▸ Prompt:
How many of the lines below include "Python"? Give the number and no other words.
## BEGIN
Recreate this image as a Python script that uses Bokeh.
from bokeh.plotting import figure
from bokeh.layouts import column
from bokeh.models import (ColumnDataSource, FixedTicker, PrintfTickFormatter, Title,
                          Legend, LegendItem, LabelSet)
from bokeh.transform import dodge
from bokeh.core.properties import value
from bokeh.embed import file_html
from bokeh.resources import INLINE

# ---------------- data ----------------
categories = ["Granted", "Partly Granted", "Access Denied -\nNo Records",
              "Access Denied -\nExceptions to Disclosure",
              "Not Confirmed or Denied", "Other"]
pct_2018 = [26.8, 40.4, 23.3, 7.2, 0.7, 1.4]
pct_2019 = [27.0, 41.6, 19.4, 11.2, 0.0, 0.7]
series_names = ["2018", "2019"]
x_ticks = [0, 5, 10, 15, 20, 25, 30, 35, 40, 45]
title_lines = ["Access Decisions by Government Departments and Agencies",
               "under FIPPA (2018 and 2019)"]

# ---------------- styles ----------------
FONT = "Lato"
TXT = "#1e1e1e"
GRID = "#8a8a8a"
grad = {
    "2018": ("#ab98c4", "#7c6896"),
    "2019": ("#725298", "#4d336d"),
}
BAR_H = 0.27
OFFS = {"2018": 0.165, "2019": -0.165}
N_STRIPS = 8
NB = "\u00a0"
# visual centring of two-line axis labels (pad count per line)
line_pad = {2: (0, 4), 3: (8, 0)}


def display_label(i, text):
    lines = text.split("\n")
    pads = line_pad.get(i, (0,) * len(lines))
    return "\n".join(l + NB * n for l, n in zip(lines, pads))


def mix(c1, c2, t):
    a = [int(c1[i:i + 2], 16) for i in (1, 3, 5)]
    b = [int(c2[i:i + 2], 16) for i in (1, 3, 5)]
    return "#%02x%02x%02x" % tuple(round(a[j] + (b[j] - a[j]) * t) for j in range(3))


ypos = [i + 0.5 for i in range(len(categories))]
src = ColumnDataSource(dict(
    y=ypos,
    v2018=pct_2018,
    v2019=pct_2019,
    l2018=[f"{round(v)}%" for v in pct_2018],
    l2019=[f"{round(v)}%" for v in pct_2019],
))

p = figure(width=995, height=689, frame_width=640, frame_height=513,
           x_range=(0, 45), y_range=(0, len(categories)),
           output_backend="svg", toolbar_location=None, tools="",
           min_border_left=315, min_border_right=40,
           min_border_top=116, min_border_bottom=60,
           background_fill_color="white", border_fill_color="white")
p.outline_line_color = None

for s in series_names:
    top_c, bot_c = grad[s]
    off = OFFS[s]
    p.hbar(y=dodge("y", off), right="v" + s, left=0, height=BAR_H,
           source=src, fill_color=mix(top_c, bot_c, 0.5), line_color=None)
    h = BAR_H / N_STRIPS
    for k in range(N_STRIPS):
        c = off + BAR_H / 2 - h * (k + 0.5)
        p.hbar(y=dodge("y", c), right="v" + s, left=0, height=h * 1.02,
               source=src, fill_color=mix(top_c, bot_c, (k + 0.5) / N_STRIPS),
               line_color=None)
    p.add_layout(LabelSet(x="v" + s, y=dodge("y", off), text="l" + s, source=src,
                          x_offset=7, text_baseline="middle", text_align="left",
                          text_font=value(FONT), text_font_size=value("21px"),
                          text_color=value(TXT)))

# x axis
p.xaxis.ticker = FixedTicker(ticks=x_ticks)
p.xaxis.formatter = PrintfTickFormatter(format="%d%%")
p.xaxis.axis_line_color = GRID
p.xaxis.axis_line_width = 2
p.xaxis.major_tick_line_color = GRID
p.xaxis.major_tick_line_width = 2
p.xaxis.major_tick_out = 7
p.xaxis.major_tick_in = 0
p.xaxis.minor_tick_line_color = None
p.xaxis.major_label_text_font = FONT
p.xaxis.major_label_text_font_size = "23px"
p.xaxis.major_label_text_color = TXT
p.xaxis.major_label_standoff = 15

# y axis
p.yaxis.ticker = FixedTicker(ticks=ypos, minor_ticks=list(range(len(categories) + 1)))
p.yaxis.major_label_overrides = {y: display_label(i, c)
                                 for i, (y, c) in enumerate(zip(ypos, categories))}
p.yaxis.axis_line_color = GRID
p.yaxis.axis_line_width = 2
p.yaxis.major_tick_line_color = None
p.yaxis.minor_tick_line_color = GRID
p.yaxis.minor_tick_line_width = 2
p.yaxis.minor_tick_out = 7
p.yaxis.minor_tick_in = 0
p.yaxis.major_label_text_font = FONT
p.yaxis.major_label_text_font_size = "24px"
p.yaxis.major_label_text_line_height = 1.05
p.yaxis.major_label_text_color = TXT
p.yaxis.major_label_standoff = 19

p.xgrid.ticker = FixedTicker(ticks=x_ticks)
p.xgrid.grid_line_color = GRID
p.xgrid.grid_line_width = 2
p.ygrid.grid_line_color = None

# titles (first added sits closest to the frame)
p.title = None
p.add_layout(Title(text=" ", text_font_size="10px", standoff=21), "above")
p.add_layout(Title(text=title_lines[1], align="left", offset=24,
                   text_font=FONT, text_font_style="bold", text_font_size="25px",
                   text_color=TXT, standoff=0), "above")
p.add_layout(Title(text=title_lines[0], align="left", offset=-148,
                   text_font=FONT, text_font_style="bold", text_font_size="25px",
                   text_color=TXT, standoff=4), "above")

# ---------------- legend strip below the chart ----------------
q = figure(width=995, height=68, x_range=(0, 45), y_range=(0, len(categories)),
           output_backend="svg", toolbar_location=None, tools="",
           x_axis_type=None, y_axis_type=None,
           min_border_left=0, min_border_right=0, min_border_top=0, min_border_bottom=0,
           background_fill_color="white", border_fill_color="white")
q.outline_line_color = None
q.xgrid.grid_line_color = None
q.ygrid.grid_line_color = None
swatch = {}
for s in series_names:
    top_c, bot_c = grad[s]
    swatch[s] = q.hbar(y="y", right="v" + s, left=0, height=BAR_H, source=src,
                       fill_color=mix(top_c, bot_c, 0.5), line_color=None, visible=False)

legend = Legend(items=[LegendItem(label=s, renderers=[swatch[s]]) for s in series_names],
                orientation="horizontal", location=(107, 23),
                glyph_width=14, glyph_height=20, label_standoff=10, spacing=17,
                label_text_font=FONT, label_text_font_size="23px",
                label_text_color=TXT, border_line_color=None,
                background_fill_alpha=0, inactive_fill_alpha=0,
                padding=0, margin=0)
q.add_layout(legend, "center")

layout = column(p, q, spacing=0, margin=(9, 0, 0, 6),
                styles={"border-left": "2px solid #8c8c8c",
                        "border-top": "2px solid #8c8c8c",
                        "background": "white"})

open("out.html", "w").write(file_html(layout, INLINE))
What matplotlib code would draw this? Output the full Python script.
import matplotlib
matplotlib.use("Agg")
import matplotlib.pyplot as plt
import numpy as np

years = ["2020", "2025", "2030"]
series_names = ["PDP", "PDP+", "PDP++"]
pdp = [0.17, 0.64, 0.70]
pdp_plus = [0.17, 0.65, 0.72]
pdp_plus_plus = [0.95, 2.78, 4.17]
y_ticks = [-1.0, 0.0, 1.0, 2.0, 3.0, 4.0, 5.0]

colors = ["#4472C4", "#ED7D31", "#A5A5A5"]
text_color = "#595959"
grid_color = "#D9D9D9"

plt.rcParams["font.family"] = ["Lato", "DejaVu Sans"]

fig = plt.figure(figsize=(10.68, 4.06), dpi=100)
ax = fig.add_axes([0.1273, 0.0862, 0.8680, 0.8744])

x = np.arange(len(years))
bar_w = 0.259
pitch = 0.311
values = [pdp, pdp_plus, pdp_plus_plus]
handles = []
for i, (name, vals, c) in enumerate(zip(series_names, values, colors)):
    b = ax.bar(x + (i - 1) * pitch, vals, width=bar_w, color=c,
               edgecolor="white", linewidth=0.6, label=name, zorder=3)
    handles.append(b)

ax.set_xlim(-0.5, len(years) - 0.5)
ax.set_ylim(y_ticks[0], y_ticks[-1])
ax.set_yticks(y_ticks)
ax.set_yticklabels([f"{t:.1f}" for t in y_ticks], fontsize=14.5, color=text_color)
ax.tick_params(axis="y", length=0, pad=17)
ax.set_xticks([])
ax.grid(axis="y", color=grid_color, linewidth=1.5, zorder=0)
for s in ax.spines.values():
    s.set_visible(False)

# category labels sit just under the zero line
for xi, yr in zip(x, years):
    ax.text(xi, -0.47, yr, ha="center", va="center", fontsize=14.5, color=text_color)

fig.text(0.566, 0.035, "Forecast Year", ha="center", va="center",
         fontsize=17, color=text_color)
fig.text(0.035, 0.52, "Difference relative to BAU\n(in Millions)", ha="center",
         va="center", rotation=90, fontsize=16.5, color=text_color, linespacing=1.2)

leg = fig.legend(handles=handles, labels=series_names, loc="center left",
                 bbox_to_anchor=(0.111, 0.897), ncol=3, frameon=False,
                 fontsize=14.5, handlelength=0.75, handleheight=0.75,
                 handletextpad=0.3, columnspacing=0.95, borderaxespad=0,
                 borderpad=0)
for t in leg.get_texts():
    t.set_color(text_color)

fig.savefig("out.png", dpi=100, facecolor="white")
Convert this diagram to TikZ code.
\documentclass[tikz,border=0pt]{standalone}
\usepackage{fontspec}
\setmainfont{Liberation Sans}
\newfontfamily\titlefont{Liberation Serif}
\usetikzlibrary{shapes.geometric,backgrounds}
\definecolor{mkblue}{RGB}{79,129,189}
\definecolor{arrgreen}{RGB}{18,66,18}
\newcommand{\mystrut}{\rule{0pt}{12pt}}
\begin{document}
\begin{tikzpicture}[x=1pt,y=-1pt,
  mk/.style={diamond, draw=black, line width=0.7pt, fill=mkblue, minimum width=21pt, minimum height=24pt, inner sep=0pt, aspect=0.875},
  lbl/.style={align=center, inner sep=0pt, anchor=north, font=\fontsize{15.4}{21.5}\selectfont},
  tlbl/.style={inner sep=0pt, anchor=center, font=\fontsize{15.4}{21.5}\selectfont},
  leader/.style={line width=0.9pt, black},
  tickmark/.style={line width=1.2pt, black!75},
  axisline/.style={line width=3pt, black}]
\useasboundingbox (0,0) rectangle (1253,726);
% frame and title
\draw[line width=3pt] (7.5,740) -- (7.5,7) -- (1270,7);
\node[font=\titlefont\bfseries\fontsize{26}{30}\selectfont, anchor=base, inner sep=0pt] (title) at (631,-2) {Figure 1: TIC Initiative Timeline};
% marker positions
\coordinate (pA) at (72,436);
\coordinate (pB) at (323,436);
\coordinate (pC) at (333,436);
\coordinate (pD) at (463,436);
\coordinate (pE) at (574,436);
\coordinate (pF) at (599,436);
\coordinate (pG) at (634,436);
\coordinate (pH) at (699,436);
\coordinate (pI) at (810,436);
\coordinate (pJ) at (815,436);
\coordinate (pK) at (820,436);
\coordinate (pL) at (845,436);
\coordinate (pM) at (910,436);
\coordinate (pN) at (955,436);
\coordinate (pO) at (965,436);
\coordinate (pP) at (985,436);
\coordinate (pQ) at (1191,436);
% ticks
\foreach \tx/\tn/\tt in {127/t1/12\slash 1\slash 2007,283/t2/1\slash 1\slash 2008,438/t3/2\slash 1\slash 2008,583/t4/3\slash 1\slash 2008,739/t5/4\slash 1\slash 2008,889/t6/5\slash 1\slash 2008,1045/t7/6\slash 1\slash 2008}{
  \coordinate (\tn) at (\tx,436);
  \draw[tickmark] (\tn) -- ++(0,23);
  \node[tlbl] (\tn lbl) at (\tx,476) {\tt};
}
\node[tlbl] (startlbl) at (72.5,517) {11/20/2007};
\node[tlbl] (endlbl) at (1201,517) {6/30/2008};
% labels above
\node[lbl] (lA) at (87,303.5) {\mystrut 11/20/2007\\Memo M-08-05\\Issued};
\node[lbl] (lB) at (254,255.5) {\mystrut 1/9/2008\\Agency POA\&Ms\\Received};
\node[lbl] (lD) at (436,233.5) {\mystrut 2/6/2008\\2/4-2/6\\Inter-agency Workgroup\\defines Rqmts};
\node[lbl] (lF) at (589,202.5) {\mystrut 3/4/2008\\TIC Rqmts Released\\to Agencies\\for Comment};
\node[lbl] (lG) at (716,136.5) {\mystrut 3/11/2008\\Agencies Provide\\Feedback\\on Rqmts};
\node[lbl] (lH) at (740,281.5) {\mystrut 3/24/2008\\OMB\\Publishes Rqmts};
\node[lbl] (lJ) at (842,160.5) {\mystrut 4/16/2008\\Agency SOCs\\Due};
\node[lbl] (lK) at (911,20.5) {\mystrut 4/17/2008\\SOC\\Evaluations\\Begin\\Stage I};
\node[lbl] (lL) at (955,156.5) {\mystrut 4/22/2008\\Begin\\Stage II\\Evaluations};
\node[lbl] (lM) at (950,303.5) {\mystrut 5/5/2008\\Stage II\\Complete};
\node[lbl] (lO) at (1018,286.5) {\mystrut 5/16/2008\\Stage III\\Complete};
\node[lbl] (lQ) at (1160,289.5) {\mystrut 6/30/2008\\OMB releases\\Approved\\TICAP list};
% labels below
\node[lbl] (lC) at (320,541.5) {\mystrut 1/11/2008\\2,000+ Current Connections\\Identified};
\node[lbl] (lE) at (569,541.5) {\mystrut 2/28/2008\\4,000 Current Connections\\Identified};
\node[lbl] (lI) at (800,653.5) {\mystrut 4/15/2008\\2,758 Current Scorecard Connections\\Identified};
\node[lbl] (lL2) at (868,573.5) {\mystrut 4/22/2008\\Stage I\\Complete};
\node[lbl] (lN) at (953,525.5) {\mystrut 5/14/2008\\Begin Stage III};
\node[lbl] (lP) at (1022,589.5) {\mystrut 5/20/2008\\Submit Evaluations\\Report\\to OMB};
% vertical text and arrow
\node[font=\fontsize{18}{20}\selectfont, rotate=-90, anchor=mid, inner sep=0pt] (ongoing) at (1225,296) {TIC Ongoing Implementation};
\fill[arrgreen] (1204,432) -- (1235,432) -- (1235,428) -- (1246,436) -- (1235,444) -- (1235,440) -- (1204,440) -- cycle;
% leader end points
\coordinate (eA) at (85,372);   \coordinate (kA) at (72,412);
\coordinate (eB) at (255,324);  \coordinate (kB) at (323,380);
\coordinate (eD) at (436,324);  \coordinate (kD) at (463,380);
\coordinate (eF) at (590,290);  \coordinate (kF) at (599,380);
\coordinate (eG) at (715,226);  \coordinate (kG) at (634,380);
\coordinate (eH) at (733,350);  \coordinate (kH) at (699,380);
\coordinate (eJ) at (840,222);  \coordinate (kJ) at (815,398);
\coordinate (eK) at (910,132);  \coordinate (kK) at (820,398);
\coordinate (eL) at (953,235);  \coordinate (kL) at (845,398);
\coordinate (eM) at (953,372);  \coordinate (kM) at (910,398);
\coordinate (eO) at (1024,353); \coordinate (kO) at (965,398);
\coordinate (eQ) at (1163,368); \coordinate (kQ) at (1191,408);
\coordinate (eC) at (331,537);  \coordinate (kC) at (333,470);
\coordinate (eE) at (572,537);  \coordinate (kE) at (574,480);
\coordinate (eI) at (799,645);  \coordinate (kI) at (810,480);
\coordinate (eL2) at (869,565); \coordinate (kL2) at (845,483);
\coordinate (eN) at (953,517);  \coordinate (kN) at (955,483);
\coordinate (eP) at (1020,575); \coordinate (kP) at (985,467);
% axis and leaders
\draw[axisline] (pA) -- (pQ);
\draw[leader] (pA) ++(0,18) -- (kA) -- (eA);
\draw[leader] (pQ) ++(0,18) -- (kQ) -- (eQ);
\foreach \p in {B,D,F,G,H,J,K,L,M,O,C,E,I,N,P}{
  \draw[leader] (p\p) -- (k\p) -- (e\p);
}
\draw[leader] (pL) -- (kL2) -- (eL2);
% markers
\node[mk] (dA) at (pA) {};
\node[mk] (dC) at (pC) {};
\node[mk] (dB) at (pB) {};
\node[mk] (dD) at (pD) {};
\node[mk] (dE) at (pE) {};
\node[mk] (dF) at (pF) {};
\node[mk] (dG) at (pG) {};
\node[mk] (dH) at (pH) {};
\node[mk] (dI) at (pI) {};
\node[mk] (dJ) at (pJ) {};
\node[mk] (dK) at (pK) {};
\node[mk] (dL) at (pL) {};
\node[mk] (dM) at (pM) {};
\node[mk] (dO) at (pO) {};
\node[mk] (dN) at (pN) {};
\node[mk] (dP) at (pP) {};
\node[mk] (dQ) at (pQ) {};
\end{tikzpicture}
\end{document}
## END
▸ The completed task:
2